Ueli Kieser: Le Conseil fédéral peut approuver ou non une convention tarifaire. S’il parvient à la conclusion qu’il ne veut pas approuver la convention tarifaire, il a accompli sa tâche. La convention retourne alors chez les partenaires tarifaires qui peuvent la renégocier ou recommencer le travail à zéro. Mais le Conseil fédéral ne peut pas dire: «Je n’approuve pas le tarif» et en même temps fixer souverainement quelque chose. Ce sont deux démarches différentes que le Conseil fédéral ne peut pas mélanger.
Venons-en encore à la question de la majorité. Quel est votre avis à ce sujet? S’agit-il de la majorité des assurés, des fournisseurs de prestations ou des fédérations qui doivent soutenir le TARDOC?
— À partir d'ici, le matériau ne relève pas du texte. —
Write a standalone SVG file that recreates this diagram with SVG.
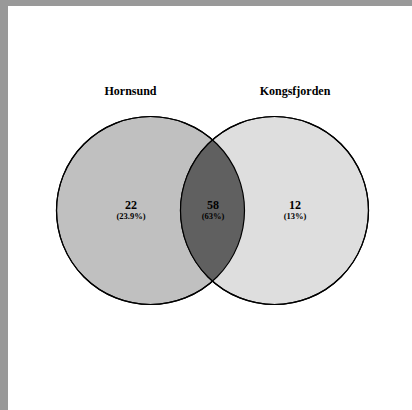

Ueli Kieser: Il s’agit d’obtenir un large consensus, en s’assurant que les principaux acteurs sont impliqués. On ne peut pas se contenter d’un pourcentage. Si une nette majorité soutient la convention tarifaire, cela correspond à un large consensus. La loi ne dit rien à ce sujet. C’est pourquoi il y a autant de discussions.
Willy Oggier: Du point de vue de l’économie de la santé, j’ai l’impression que ces discussions autour des majorités montrent qu’en réalité, on ne veut rien approuver pour pouvoir ensuite intervenir politiquement. Je tiens simplement à rappeler que la LAMal est une loi pour les assurés. Pas pour H+, ni pour santésuisse, ni pour la FMCH, ni pour la FMH. Elle est destinée aux assurés. Si on s’en tient à ce point de vue, il faut dire que le TARDOC représente la majorité des assurés, contrairement aux forfaits ambulatoires. Il n’y a rien à ajouter.
Nous arrivons à la fin de notre entretien. ­Qu’aimeriez-vous ajouter?
Ueli Kieser: A l’heure actuelle, le législateur est très actif. Le Parlement doit traiter un grand nombre d’objets. Il est donc particulièrement difficile de garder une vue d’ensemble et de voir où cela nous conduira. J’estime qu’il faudrait établir un plan directeur montrant très clairement les intentions du Conseil fédéral. Par ailleurs, les nombreux projets engendrent une énorme quantité de questions, en particulier concernant la mise en œuvre. Il serait donc temps de laisser le système en l’état pour voir comment se répercuteront les révisions déjà adoptées.
Willy Oggier: Je ne suis pas tout à fait d’accord avec la dernière proposition, selon laquelle il faudrait laisser le système tel qu’il est. Il y a au moins une réforme au Parlement qui est très importante du point de vue de l’économie de la santé: celle du financement uniforme des prestations ambulatoires et stationnaires. Nous ne devons pas commettre la même erreur que lors de l’introduction du nouveau financement hospitalier.
A l’époque, on avait non seulement introduit les SwissDRG comme structure tarifaire uniforme pour les prestations stationnaires en soins aiguës, mais aussi, en parallèle, déplacé la clé de financement pour les prestations stationnaires entre les Cantons et les assureurs-maladie. Par la suite, on n’a pas pu évaluer clairement les effets des SwissDRG.
Il est donc très important d’introduire le TARDOC maintenant, et le financement uniforme ambulatoire / stationnaire dès que les discussions seront terminées. Si on le fait en même temps, il ne sera plus possible de procéder ensuite à une évaluation correcte.